## Begin Information shown

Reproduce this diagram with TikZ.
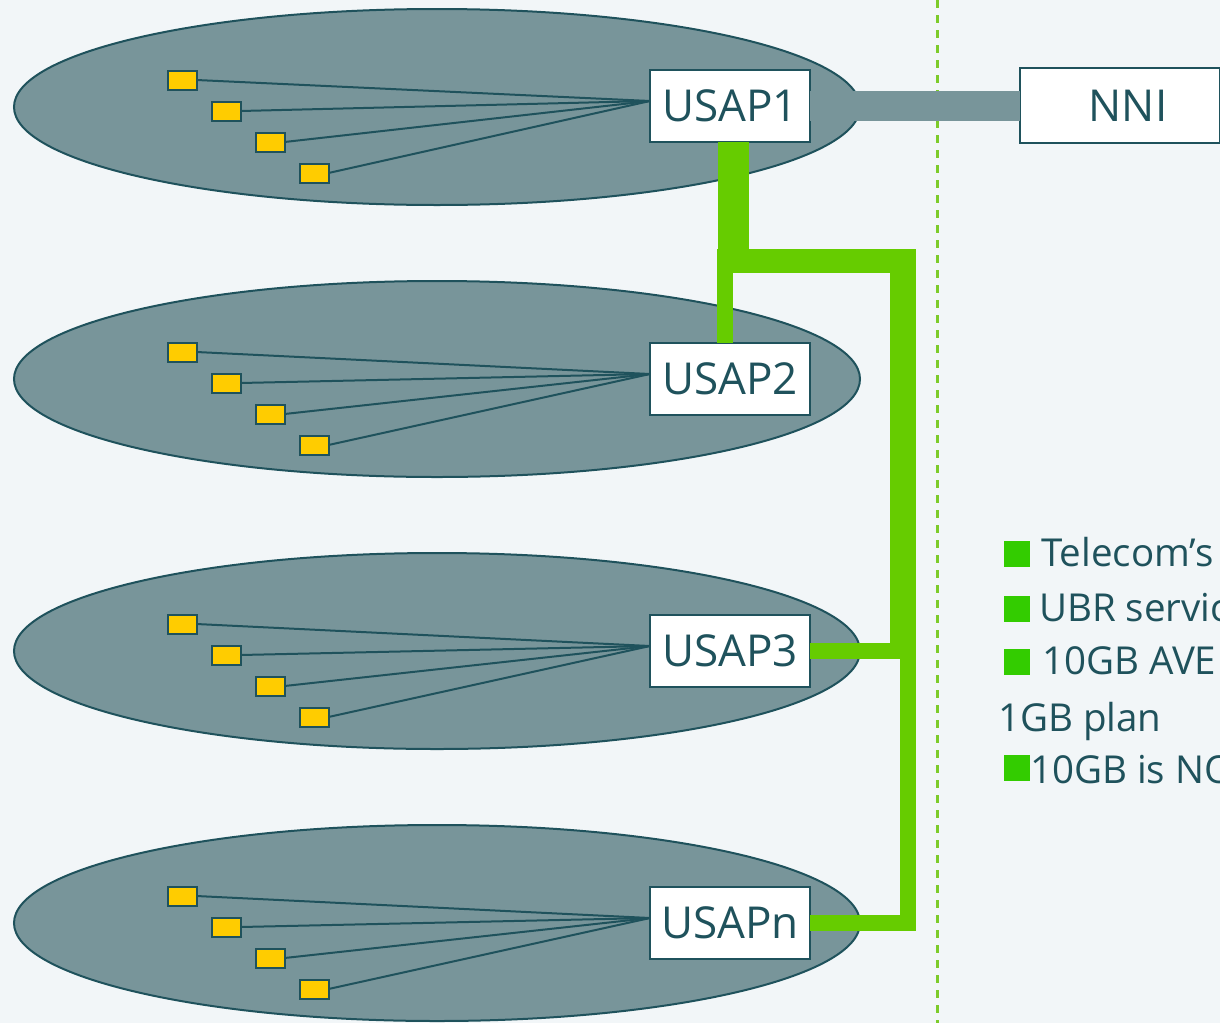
\documentclass[tikz,border=0pt]{standalone}
\usepackage{fontspec}
\setmainfont{Open Sans}
\usetikzlibrary{shapes.geometric,calc}
\definecolor{bgc}{HTML}{F2F6F8}
\definecolor{ellc}{HTML}{78959A}
\definecolor{dark}{HTML}{1F525C}
\definecolor{yel}{HTML}{FFCC00}
\definecolor{grn}{HTML}{66CC00}
\definecolor{bulg}{HTML}{33CC00}
\definecolor{dgrn}{HTML}{7DCB2A}
\begin{document}
\begin{tikzpicture}[x=1pt,y=-1pt,
  cell/.style={ellipse, draw=dark, fill=ellc, line width=2pt, minimum width=846pt, minimum height=196pt, inner sep=0pt, outer sep=0pt},
  usap/.style={rectangle, draw=dark, fill=white, line width=2.5pt, minimum width=160pt, minimum height=72pt, inner sep=0pt, outer sep=0pt, text=dark, font=\fontsize{44}{50}\selectfont},
  term/.style={rectangle, draw=dark, fill=yel, line width=2pt, minimum width=29pt, minimum height=19pt, inner sep=0pt, outer sep=0pt},
  spoke/.style={draw=dark, line width=2pt},
  link/.style={draw=grn},
  bul/.style={rectangle, fill=bulg, minimum width=26pt, minimum height=26pt, inner sep=0pt},
  lg/.style={anchor=base west, inner sep=0pt, text=dark, font=\fontsize{38.5}{42}\selectfont}
]
\useasboundingbox (0,0) rectangle (1220,1023);
\fill[bgc] (0,0) rectangle (1220,1023);
\clip (0,0) rectangle (1220,1023);

% dashed boundary
\coordinate (dtop) at (937,0);
\coordinate (dbot) at (937,1023);
\draw[dgrn, line width=3pt, dash pattern=on 8pt off 7pt] (dtop) -- (dbot);

% ellipses
\node[cell] (e1) at (437,107) {};
\node[cell] (e2) at (437,379) {};
\node[cell] (e3) at (437,651) {};
\node[cell] (e4) at (437,923) {};

% NNI
\node[usap, minimum width=200pt, minimum height=75pt, anchor=west] (nni) at (1020,105.5) {\hspace*{-4pt}NNI\hspace*{-20pt}};

% USAP boxes
\node[usap] (u1) at (730,106) {USAP1};
\node[usap] (u2) at (730,379) {USAP2};
\node[usap] (u3) at (730,651) {USAP3};
\node[usap] (un) at (730,923) {USAPn};

% grey trunk to NNI
\draw[ellc, line width=30pt] (u1.east) -- (u1.east -| nni.west);

% terminals and spokes
\foreach \u/\dy in {1/0,2/272,3/544,n/816}{
  \node[term] (a\u) at (182,80+\dy) {};
  \node[term] (b\u) at (226,111+\dy) {};
  \node[term] (c\u) at (270,142+\dy) {};
  \node[term] (d\u) at (314,173+\dy) {};
  \coordinate (h\u) at ($(u\u.west)+(0,-5)$);
  \draw[spoke] (a\u.east) -- (h\u);
  \draw[spoke] (b\u.east) -- (h\u);
  \draw[spoke] (c\u.east) -- (h\u);
  \draw[spoke] (d\u.east) -- (h\u);
}

% green interconnect
\coordinate (t1) at (733,249);
\coordinate (hl) at (717,261);
\coordinate (hr) at (916,261);
\coordinate (v2) at (725,273);
\coordinate (r1) at (903,249);
\coordinate (r2) at (903,651);
\coordinate (r3) at (908,643);
\coordinate (r4) at (908,931);
\draw[link, line width=31pt] (t1 |- u1.south) -- (t1);
\draw[link, line width=24pt] (hl) -- (hr);
\draw[link, line width=16pt] (v2) -- (v2 |- u2.north);
\draw[link, line width=26pt] (r1) -- (r2);
\draw[link, line width=16pt] (r3) -- (r4);
\draw[link, line width=16pt] (u3.east) -- (u3.east -| hr);
\draw[link, line width=16pt] (un.east) -- (un.east -| hr);

% legend
\node[bul] (q1) at (1017,554) {};
\node[lg] (l1) at (1041,566) {Telecom’s};
\node[bul] (q2) at (1017,609) {};
\node[lg] (l2) at (1039,621) {UBR servic};
\node[bul] (q3) at (1017,662) {};
\node[lg] (l3) at (1042,674) {10GB AVE};
\node[lg] (l4) at (998,731) {1GB plan};
\node[bul] (q5) at (1017,768) {};
\node[lg] (l5) at (1030,783) {10GB is NO};
\end{tikzpicture}
\end{document}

## End Information shown

_Exercise aim_
Quote everything in the listing above exactly; pictures are the only thing to omit.

_Solution to this exercise_
Reproduce this diagram with TikZ.
\documentclass[tikz,border=0pt]{standalone}
\usepackage{fontspec}
\setmainfont{Open Sans}
\usetikzlibrary{shapes.geometric,calc}
\definecolor{bgc}{HTML}{F2F6F8}
\definecolor{ellc}{HTML}{78959A}
\definecolor{dark}{HTML}{1F525C}
\definecolor{yel}{HTML}{FFCC00}
\definecolor{grn}{HTML}{66CC00}
\definecolor{bulg}{HTML}{33CC00}
\definecolor{dgrn}{HTML}{7DCB2A}
\begin{document}
\begin{tikzpicture}[x=1pt,y=-1pt,
  cell/.style={ellipse, draw=dark, fill=ellc, line width=2pt, minimum width=846pt, minimum height=196pt, inner sep=0pt, outer sep=0pt},
  usap/.style={rectangle, draw=dark, fill=white, line width=2.5pt, minimum width=160pt, minimum height=72pt, inner sep=0pt, outer sep=0pt, text=dark, font=\fontsize{44}{50}\selectfont},
  term/.style={rectangle, draw=dark, fill=yel, line width=2pt, minimum width=29pt, minimum height=19pt, inner sep=0pt, outer sep=0pt},
  spoke/.style={draw=dark, line width=2pt},
  link/.style={draw=grn},
  bul/.style={rectangle, fill=bulg, minimum width=26pt, minimum height=26pt, inner sep=0pt},
  lg/.style={anchor=base west, inner sep=0pt, text=dark, font=\fontsize{38.5}{42}\selectfont}
]
\useasboundingbox (0,0) rectangle (1220,1023);
\fill[bgc] (0,0) rectangle (1220,1023);
\clip (0,0) rectangle (1220,1023);

% dashed boundary
\coordinate (dtop) at (937,0);
\coordinate (dbot) at (937,1023);
\draw[dgrn, line width=3pt, dash pattern=on 8pt off 7pt] (dtop) -- (dbot);

% ellipses
\node[cell] (e1) at (437,107) {};
\node[cell] (e2) at (437,379) {};
\node[cell] (e3) at (437,651) {};
\node[cell] (e4) at (437,923) {};

% NNI
\node[usap, minimum width=200pt, minimum height=75pt, anchor=west] (nni) at (1020,105.5) {\hspace*{-4pt}NNI\hspace*{-20pt}};

% USAP boxes
\node[usap] (u1) at (730,106) {USAP1};
\node[usap] (u2) at (730,379) {USAP2};
\node[usap] (u3) at (730,651) {USAP3};
\node[usap] (un) at (730,923) {USAPn};

% grey trunk to NNI
\draw[ellc, line width=30pt] (u1.east) -- (u1.east -| nni.west);

% terminals and spokes
\foreach \u/\dy in {1/0,2/272,3/544,n/816}{
  \node[term] (a\u) at (182,80+\dy) {};
  \node[term] (b\u) at (226,111+\dy) {};
  \node[term] (c\u) at (270,142+\dy) {};
  \node[term] (d\u) at (314,173+\dy) {};
  \coordinate (h\u) at ($(u\u.west)+(0,-5)$);
  \draw[spoke] (a\u.east) -- (h\u);
  \draw[spoke] (b\u.east) -- (h\u);
  \draw[spoke] (c\u.east) -- (h\u);
  \draw[spoke] (d\u.east) -- (h\u);
}

% green interconnect
\coordinate (t1) at (733,249);
\coordinate (hl) at (717,261);
\coordinate (hr) at (916,261);
\coordinate (v2) at (725,273);
\coordinate (r1) at (903,249);
\coordinate (r2) at (903,651);
\coordinate (r3) at (908,643);
\coordinate (r4) at (908,931);
\draw[link, line width=31pt] (t1 |- u1.south) -- (t1);
\draw[link, line width=24pt] (hl) -- (hr);
\draw[link, line width=16pt] (v2) -- (v2 |- u2.north);
\draw[link, line width=26pt] (r1) -- (r2);
\draw[link, line width=16pt] (r3) -- (r4);
\draw[link, line width=16pt] (u3.east) -- (u3.east -| hr);
\draw[link, line width=16pt] (un.east) -- (un.east -| hr);

% legend
\node[bul] (q1) at (1017,554) {};
\node[lg] (l1) at (1041,566) {Telecom’s};
\node[bul] (q2) at (1017,609) {};
\node[lg] (l2) at (1039,621) {UBR servic};
\node[bul] (q3) at (1017,662) {};
\node[lg] (l3) at (1042,674) {10GB AVE};
\node[lg] (l4) at (998,731) {1GB plan};
\node[bul] (q5) at (1017,768) {};
\node[lg] (l5) at (1030,783) {10GB is NO};
\end{tikzpicture}
\end{document}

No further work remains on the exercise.